Conservative bloggers often quote Sarah Palin’s Twitter entries or her comments posted on Facebook. They treat each utterance as absolute truth. When Palin came up with the infamous "death panel" post on Facebook, the claim was quickly debunked by media sources that used to be trusted. The Washington Post reported "there are no such death panels mentioned in any of the House bills." David Brooks, a conservative columnist, called Palin’s claims crazy.
Yet polls show many Americans believed the death panel myth and loud, rancorous debate, dominated town hall meetings. The debate became so clouded that a provision for "end to life counseling" disappeared from the Senate version even though that provision provided a valuable service to those facing death.
Ultimately, the media consensus was that Palin had attempted "to leap across a logical canyon," as the conservative bible National Review put it, adding that "we should be against hysteria." But the "death" debate was sucking up much of the political oxygen. President Obama kept denying that he was for "pulling the plug on Grandma." On Aug. 13, the Senate Finance Committee pulled the plug on the provision, with Republican Sen. Charles Grassley saying the idea could be — yes — "misinterpreted."
Perhaps journalists are no more trusted than politicians these days, or many folks never saw the knockdown stories. But this was a stunning illustration of the traditional media’s impotence.

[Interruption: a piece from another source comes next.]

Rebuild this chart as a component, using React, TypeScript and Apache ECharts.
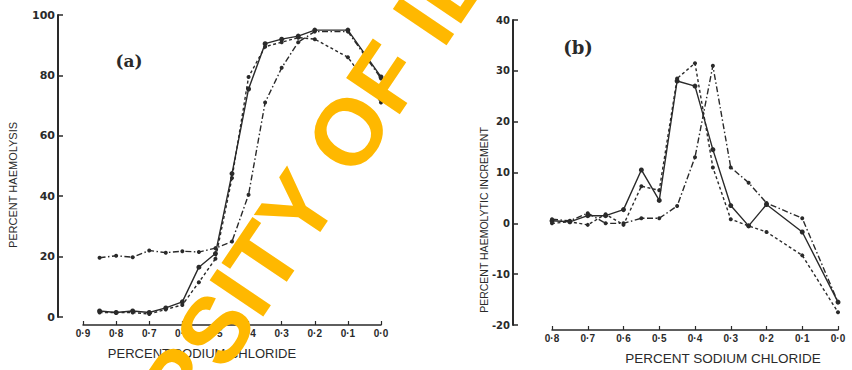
import React, { useEffect, useRef } from "react";
import * as echarts from "echarts";

// ---- Panel (a): percent haemolysis vs percent NaCl ----
const xA = [0.85, 0.8, 0.75, 0.7, 0.65, 0.6, 0.55, 0.5, 0.45, 0.4, 0.35, 0.3, 0.25, 0.2, 0.1, 0.0];
const solidA = [2, 1.5, 2, 1.5, 3, 5, 16.5, 21, 47.5, 75.5, 90.5, 92, 93, 95, 95, 79.5];
const dashedA = [1.5, 1.5, 1.5, 1, 2.5, 4, 11.5, 19.3, 46, 79.5, 89.5, 91, 92.5, 92, 86, 71];
const dashDotA = [19.6, 20.3, 19.8, 22, 21.3, 21.8, 21.5, 22.8, 25, 40.5, 71, 82.5, 91, 94.5, 94.5, 79];

// ---- Panel (b): percent haemolytic increment ----
const xB = [0.8, 0.75, 0.7, 0.65, 0.6, 0.55, 0.5, 0.45, 0.4, 0.35, 0.3, 0.25, 0.2, 0.1, 0.0];
const solidB = [0.5, 0.3, 1.5, 1.5, 2.7, 10.5, 4.5, 28, 27, 14.5, 3.5, -0.5, 3.7, -1.7, -15.5];
const dashedB = [0, 0.3, -0.3, 1.8, -0.3, 7.3, 6.5, 28.5, 31.5, 11, 0.8, -0.5, -1.7, -6.3, -17.5];
const dashDotB = [0.8, 0.5, 2, 0, 0, 1, 1, 3.4, 13, 31, 11, 8, 4, 1, -15.5];

const xName = "PERCENT SODIUM CHLORIDE";
const yNameA = "PERCENT HAEMOLYSIS";
const yNameB = "PERCENT HAEMOLYTIC INCREMENT";
const watermark = "UNIVERSITY OF IBADAN";

const INK = "#2a2a2a";
const DASH = [3, 2.5];
const DASHDOT = [6, 2.5, 1.5, 2.5];

const pair = (xs: number[], ys: number[]) => xs.map((x, i) => [x, ys[i]]);
const fmtX = (v: number) => v.toFixed(1).replace(".", "\u00b7");

function mkSeries(data: number[][], type: any, axis: number, size: number) {
  return {
    type: "line",
    xAxisIndex: axis,
    yAxisIndex: axis,
    data,
    symbol: "circle",
    symbolSize: size,
    lineStyle: { color: INK, width: 1.4, type },
    itemStyle: { color: INK },
    silent: true,
  };
}

export default function App() {
  const ref = useRef<HTMLDivElement>(null);
  useEffect(() => {
    if (!ref.current) return;
    const chart = echarts.init(ref.current, undefined, { renderer: "svg" });
    const axisLabelX = {
      formatter: fmtX,
      margin: 3,
      color: INK,
      fontFamily: "Liberation Sans",
      fontWeight: "bold",
      fontSize: 10,
    };
    const axisLabelY = {
      margin: 3,
      color: INK,
      fontFamily: "DejaVu Sans",
      fontWeight: "bold",
      fontSize: 11,
    };
    chart.setOption({
      animation: false,
      backgroundColor: "#ffffff",
      grid: [
        { left: 83, right: 471, top: 15, bottom: 53 },
        { left: 552, right: 14, top: 20, bottom: 40 },
      ],
      xAxis: [
        {
          gridIndex: 0,
          type: "value",
          inverse: true,
          min: 0,
          max: 0.9,
          interval: 0.1,
          position: "bottom",
          offset: 8,
          axisLine: { onZero: false, lineStyle: { color: INK, width: 1.5 } },
          axisTick: { inside: true, length: 4, lineStyle: { color: INK, width: 1.2 } },
          axisLabel: axisLabelX,
          splitLine: { show: false },
          name: xName,
          nameLocation: "middle",
          nameGap: 22,
          nameTextStyle: {
            color: INK,
            fontFamily: "Liberation Sans",
            fontSize: 13,
            padding: [0, 60, 0, 0],
          },
        },
        {
          gridIndex: 1,
          type: "value",
          inverse: true,
          min: 0,
          max: 0.8,
          interval: 0.1,
          position: "bottom",
          offset: 5,
          axisLine: { onZero: false, lineStyle: { color: INK, width: 1.5 } },
          axisTick: { inside: true, length: 4, lineStyle: { color: INK, width: 1.2 } },
          axisLabel: axisLabelX,
          splitLine: { show: false },
          name: xName,
          nameLocation: "middle",
          nameGap: 21,
          nameTextStyle: {
            color: INK,
            fontFamily: "Liberation Sans",
            fontSize: 13.5,
            padding: [0, 0, 0, 56],
          },
        },
      ],
      yAxis: [
        {
          gridIndex: 0,
          type: "value",
          min: 0,
          max: 100,
          interval: 20,
          position: "left",
          offset: 25,
          axisLine: { show: true, onZero: false, lineStyle: { color: INK, width: 2 } },
          axisTick: { show: true, inside: true, length: 5, lineStyle: { color: INK, width: 1.5 } },
          axisLabel: axisLabelY,
          splitLine: { show: false },
        },
        {
          gridIndex: 1,
          type: "value",
          min: -20,
          max: 40,
          interval: 10,
          position: "left",
          offset: 39,
          axisLine: { show: true, onZero: false, lineStyle: { color: INK, width: 2 } },
          axisTick: { show: true, inside: true, length: 5, lineStyle: { color: INK, width: 1.5 } },
          axisLabel: { ...axisLabelY, fontSize: 10 },
          splitLine: { show: false },
        },
      ],
      series: [
        mkSeries(pair(xA, dashDotA), DASHDOT, 0, 4),
        mkSeries(pair(xA, dashedA), DASH, 0, 4),
        mkSeries(pair(xA, solidA), "solid", 0, 5),
        mkSeries(pair(xB, dashDotB), DASHDOT, 1, 4),
        mkSeries(pair(xB, dashedB), DASH, 1, 4),
        mkSeries(pair(xB, solidB), "solid", 1, 5),
      ],
      graphic: [
        {
          type: "text",
          x: 129,
          y: 61,
          style: {
            text: "(a)",
            fill: INK,
            fontFamily: "DejaVu Serif",
            fontWeight: "bold",
            fontSize: 17,
            align: "center",
            verticalAlign: "middle",
          },
        },
        {
          type: "text",
          x: 578,
          y: 47,
          style: {
            text: "(b)",
            fill: INK,
            fontFamily: "DejaVu Serif",
            fontWeight: "bold",
            fontSize: 18,
            align: "center",
            verticalAlign: "middle",
          },
        },
        {
          type: "text",
          x: 13,
          y: 185,
          rotation: Math.PI / 2,
          style: {
            text: yNameA,
            fill: INK,
            fontFamily: "Liberation Sans",
            fontSize: 11,
            align: "center",
            verticalAlign: "middle",
          },
        },
        {
          type: "text",
          x: 484,
          y: 220,
          rotation: Math.PI / 2,
          style: {
            text: yNameB,
            fill: INK,
            fontFamily: "Liberation Sans",
            fontSize: 10.5,
            align: "center",
            verticalAlign: "middle",
          },
        },
        {
          type: "text",
          x: 350,
          y: 130,
          rotation: 0.977,
          z: 100,
          style: {
            text: watermark,
            x: -627,
            y: 0,
            fill: "#FFB800",
            fontFamily: "Liberation Sans",
            fontWeight: "bold",
            fontSize: 94,
            align: "left",
            verticalAlign: "middle",
          },
        },
      ],
    });
    return () => chart.dispose();
  }, []);
  return (
    <div
      ref={ref}
      style={{ position: "fixed", left: 0, top: 0, width: 852, height: 370, background: "#fff" }}
    />
  );
}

The eruption of anger at town-hall meetings on health care, while real and palpable, became an endless loop on television. The louder the voices, the fiercer the confrontation, the more it became video wallpaper, obscuring the substantive arguments in favor of what producers love most: conflict.
As an ink-stained newspaperman who covers local government and the courts for my hometown newspaper, I deal with people every day who wonder if they are getting "the real story." Because our paper is owned by the Media General news conglomerate, some readers believe that our news is governed by corporate bigwigs in Richmond, VA.
Recently, I wrote on my local news blog about past legal problems of a company that announced plans to build a multi-million dollar data center in our area. I also wrote a story for the paper but some felt the paper had not reported the story accurately while I had, even though I wrote both stories.
The truth may be out there but in this age of information overkill, it gets lost amid the clutter.